Notably, Guiyev did not rest between the release of Anomie and kOsmik. The Sommermorgen trilogy — Innocence, Joy, and Nostalgia — left its mark on 2018 with two hours of blissful meanderings. Mounting guitar gracefully transitions into piano strokes and somber violin, making for a seamless journey to and from each installment. The artwork for the collection consists of three similar patterns of obscured roses of different hues, reflecting a warm contrast from the greyscales to which heavy music fans are accustomed. The brighter point of view is no doubt refreshing, but it still manages to retain an earnest tone that would otherwise be lost in the color of an insubstantial pop album.

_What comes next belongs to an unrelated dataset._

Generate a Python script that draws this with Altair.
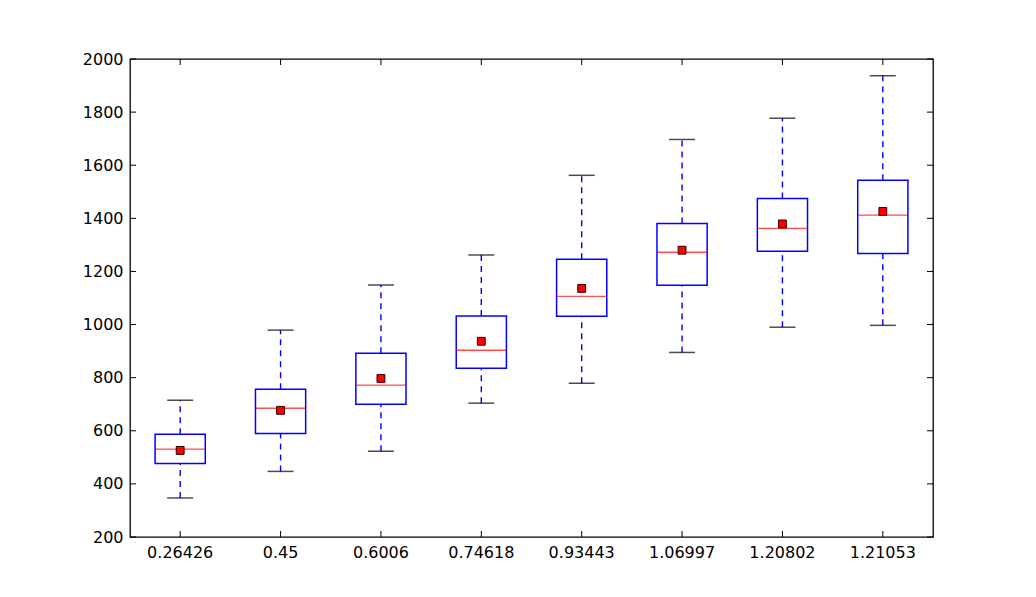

With kOsmik, the ropes have been pulled together in a particularly effective fashion. With perhaps the best balance of heavy and light to date, Violet Cold incorporates futuristic radio transmissions, traditional Azerbaijani music, and rhythmic jazz experiments into the strides of blast beats and post-hardcore-style vocals. Hypnotic and devastating, kOsmik holds the potential to appeal to a wide audience; while post-metal is certainly not everyone’s cup of tea, it would be unfair to place Violet Cold into such a box. While such influences appear to be kOsmik’s jumping point, enjoying it as its own cohesive recipe makes for the ideal conditions for consumption. The visuals for the album have returned to the dark side, too — the way the layered geometric shapes compliment the forest’s blacked-out silhouette speaks to two different schools of metal, one of post-rock modernity and another of blackened atmospheric antiquity.

As their apexes overlap, we find ourselves on the receiving end of the new and novel kOsmik.